You may feel inadequate, filled with self-doubt, and don’t know why. This may be stealing your confidence and joy in ways that are hidden to you. You may be so used to living this way you aren’t even aware that life could feel any different. Many daughters carry their mother’s sense of unworthiness into their own lives without knowing it.
Behind many a demanding or controlling mother is an insecure person worrying that she will be found out, or a meek and mild wounded mother who isn’t outwardly critical but drags her daughter down in more subtle ways… never letting her fully live up to her potential.
While on the surface these descriptions may look like two different mothers, underneath it all is a difficult mother’s insecurity. Deep down, mom has little self-worth, and needs her daughter to boost her sense of self. Mom herself may not even be aware of doing this.
Many times the daughter knows, or suspects her difficult mother is narcissistic, borderline, histrionic, depressed, or codependent. She may or may not be right, but what she does know is that she is very attuned to the effect she has on her mother.
Daughters have an almost 6th sense of how mom is feeling about herself. They can and do carry her insecurities into their own lives.
Below are 3 signs that you are carrying your mother’s insecurities into your own life:
- 1. You know the phrase all too well: “If momma ain’t happy, ain’t nobody happy.” You will do just about anything to keep mom happy. Even if it means making you, your husband or partner, or children unhappy.

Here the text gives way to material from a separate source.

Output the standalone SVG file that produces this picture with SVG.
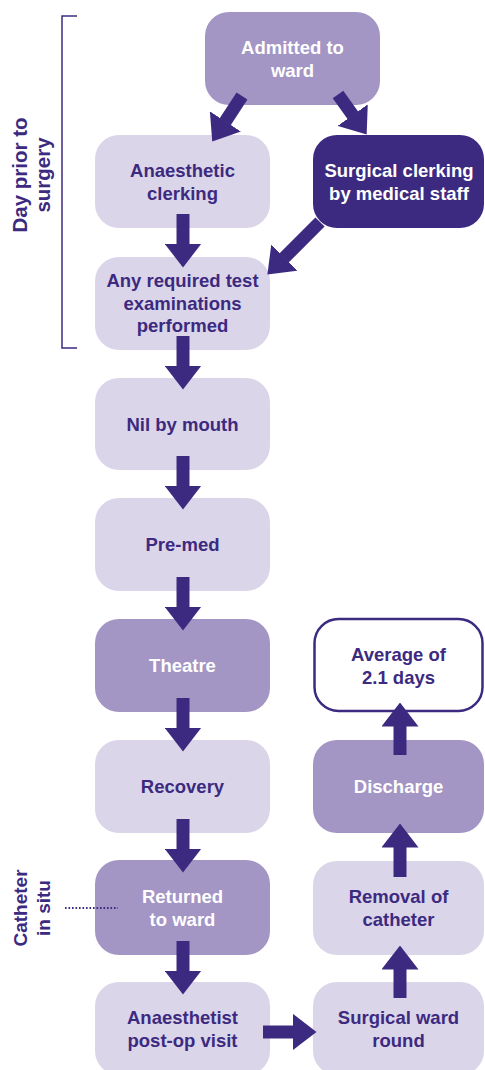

As much as you hate to admit it, making mom happy comes first.
- 2. You try extra hard to be “good” for mom. You are hyper-aware of how your actions make your mother look to others.
- 3. You run all of your major life decisions by mom first. If she doesn’t think you should take the job, marry the man, change your hairstyle…you second-guess yourself.
When a daughter, in the role of the Good Daughter feels she owes mom her happiness, neither party is served.
This cycle is so insidious and fueled by guilt that many a daughter is unaware that her life has been hijacked by mom’s problems, her insecurities. She may be unaware that her mother’s problems aren’t really hers to solve.
As a psychotherapist to women for over 28 years, I have seen this cycle keep daughters down and tied to their mother in ways that are destructive to both of them. By placing mom first, at your own expense, you may feel anxious and depressed, never fully living for yourself.
Life lived walking on egg shells, trying to make another person happy, not only won’t really work but is guaranteed to make you very unhappy. And living for someone else is no way to live.